Book #41 in the series Animorphs by K.A. Applegate.

Disclaimer: If you've heard of Animorphs and you're thinking "Aww, how cute," maybe you should read my introduction to the first book to see how wrong you are.

THE FAMILIAR

Animorphs #41
by K.A. Applegate

Summarized Plot:

After one of their battles during which Jake had to leave Marco and Rachel to fend for themselves, Cassie and Tobias seem traumatized and withdrawn, respectively, and Jake does nothing to comfort them. He just can't deal with it, and then doesn't use much caution coming home, where he's seen by Tom entering the house in suspicious spandex clothes. He goes to bed, but when he wakes up he's in some kind of alternate future and he's ten years older. Finding out that everyone thinks he's a Controller with a Yeerk named Essak, he explores this world of Yeerk-controlled future New York, and finds quite a few things that just don't seem to add up.

He finds future Cassie, who's a Controller but her Yeerk is in the EF--Evolution Front--dedicated to make Yeerks turn away from parasitism. But Cassie is a war-hardened terrorist now. He finds out from her that Marco and Ax are Controllers and that Rachel is dead, and gets very confused as Cassie tries to get him to use his apparent status to mess up a plot to turn the moon into a Kandrona emitter. Jake later gets captured by Controller Marco, who is trying to destroy the EF.

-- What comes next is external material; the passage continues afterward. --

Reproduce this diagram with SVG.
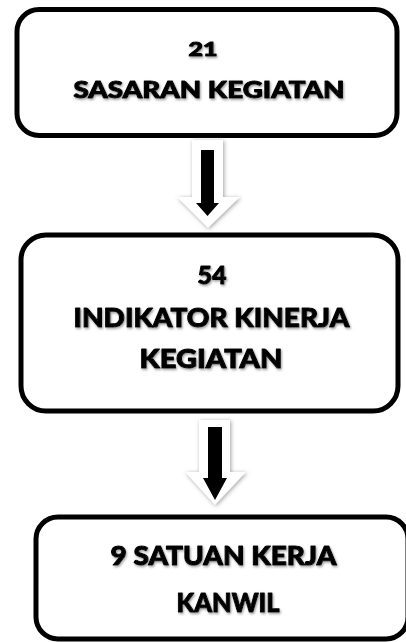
<svg xmlns="http://www.w3.org/2000/svg" width="406" height="642" viewBox="0 0 406 642">
<defs>
<filter id="glow" x="-30%" y="-30%" width="160%" height="160%">
<feDropShadow dx="1" dy="1" stdDeviation="2.2" flood-color="#888" flood-opacity="0.8"/>
</filter>
<filter id="tshadow" x="-10%" y="-30%" width="120%" height="160%">
<feDropShadow dx="1" dy="1.5" stdDeviation="1" flood-color="#777" flood-opacity="0.7"/>
</filter>
</defs>
<style>
.box{fill:#fff;stroke:#000;stroke-width:5}
.t{font-family:"Lato","Open Sans","DejaVu Sans",sans-serif;font-weight:900;fill:#000;stroke:#000;stroke-width:1;stroke-linejoin:round;text-anchor:middle;filter:url(#tshadow)}
.outer{fill:#fff;filter:url(#glow)}
.inner{fill:#000}
</style>
<rect width="406" height="642" fill="#fff"/>
<g id="node1">
<rect class="box" x="17" y="9.5" width="380" height="126" rx="22"/>
<text class="t" x="203" y="56" font-size="18" textLength="29" lengthAdjust="spacingAndGlyphs">21</text>
<text class="t" x="209" y="98" font-size="23" textLength="271" lengthAdjust="spacingAndGlyphs">SASARAN KEGIATAN</text>
</g>
<g id="node2">
<rect class="box" x="21" y="235" width="377" height="176" rx="25"/>
<text class="t" x="212" y="284" font-size="24" textLength="29" lengthAdjust="spacingAndGlyphs">54</text>
<text class="t" x="211.5" y="327" font-size="26" textLength="276" lengthAdjust="spacingAndGlyphs">INDIKATOR KINERJA</text>
<text class="t" x="211" y="368" font-size="26" textLength="143" lengthAdjust="spacingAndGlyphs">KEGIATAN</text>
</g>
<g id="node3">
<rect class="box" x="36" y="517" width="372" height="122" rx="22"/>
<text class="t" x="223.5" y="565" font-size="26" textLength="226" lengthAdjust="spacingAndGlyphs">9 SATUAN KERJA</text>
<text class="t" x="228" y="612" font-size="26" textLength="103" lengthAdjust="spacingAndGlyphs">KANWIL</text>
</g>
<g id="connectors">
<g id="arrow1">
<polygon class="outer" points="192,140 223,140 223,197 240,197 208,228 177,197 192,197"/>
<polygon class="inner" points="201,150 214,150 214,203 219,203 207.5,216 196,203 201,203"/>
</g>
<g id="arrow2">
<polygon class="outer" points="199,420 230,420 230,472 246,472 215,505 185,472 199,472"/>
<polygon class="inner" points="208,427 222,427 222,478 227,478 215,500 203,478 208,478"/>
</g>
</g>
</svg>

Fighting to figure out what his priorities are and what his mission is and who he should hide from, Jake ends up having to choose between destroying the ray that will let the Yeerks take over the world . . . and saving Cassie from a fatal fall. After he makes his choice, he is sucked back to his own reality with a voice in his head saying he made an interesting choice, and he knows this wasn't an Ellimist trick but doesn't know what it was. He does know, however, that Cassie is a high priority in his life and that he needs to act like it. He calls her and asks her if she's okay.

About this book:

Narrator: Jake

New known controllers:

  • Pretty much everyone from the alternate future
  • Cassie
  • Marco
  • Ax
  • Jake's father

New morphs acquired:

  • Jake: None
  • Cassie: None
  • Marco: None
  • Rachel: None
  • Ax: None
  • Tobias: None

Notable:

  • This book was ghostwritten by Ellen Geroux.

  • This book came out about a year before the September 11th tragedy, so the New York skyline included the World Trade Center, named specifically as a way that Jake recognizes he is in New York.

  • The Yeerk name Jake gets called by in his future world is Essak-Twenty-Four-Twelve-Seven-Five. Awfully big number. It suggests the Yeerks are much more plentiful now.

  • Aliens called the Orff are introduced here. They have single eyes with pupils that orbit the iris, and they have seemingly transparent skin, long necks, and three legs, and the appearance of organs under their skin are actually decoys.

  • It's odd that Jake would be so sure Tobias must be dead after he'd already seen an ancient red-tailed hawk and even wondered if it was Tobias. Even though it turns out Tobias wasn't that hawk, it seems like an inconsistent thought for Jake.

  • Marco is described as having battle scars on his face. That seems unlikely if he is still able to morph. Same with Rachel, who's much worse off; why is she crippled if she can still morph? It's never explained why their morphing abilities were taken away, but since the world has many inconsistencies perhaps this was engineered to make Jake wonder about the reality. His own inability to morph at one point could have been part of this as well.

  • Jake describes seeing purple-blue Hork-Bajir blood. Because this book is a constructed reality, it's not necessarily true that everything has to be true to life, but in a previous book Hork-Bajir blood is green-blue, not purple-blue.

  • Jake describes walking in a library and stopping when he gets to the E aisle. Libraries aren't organized by letter. They're organized by Dewey Decimal--by subjects. There shouldn't be an E aisle.

Best lines:

Jake: "Jake, you didn't plan this one, but now it's time to deal."

Cassie: "In a war, Jake, anything is justified. I'm not a kid anymore. I'm not concerned with the nonsense I used to be."
Jake: "Like life and peace?"

Tobias: "Victory without self-sacrifice? You know better than that."
Jake: "You don't have to give up your principles to win."

Tobias: "Save one or save many? The choice wasn't so hard for you at the Ragsin Building, when you left Marco and Rachel to save themselves. This is war, Jake. Sacrifices must be made."

Jake: I'd set the example. I was to blame for Cassie's hardness and Tobias's indifference.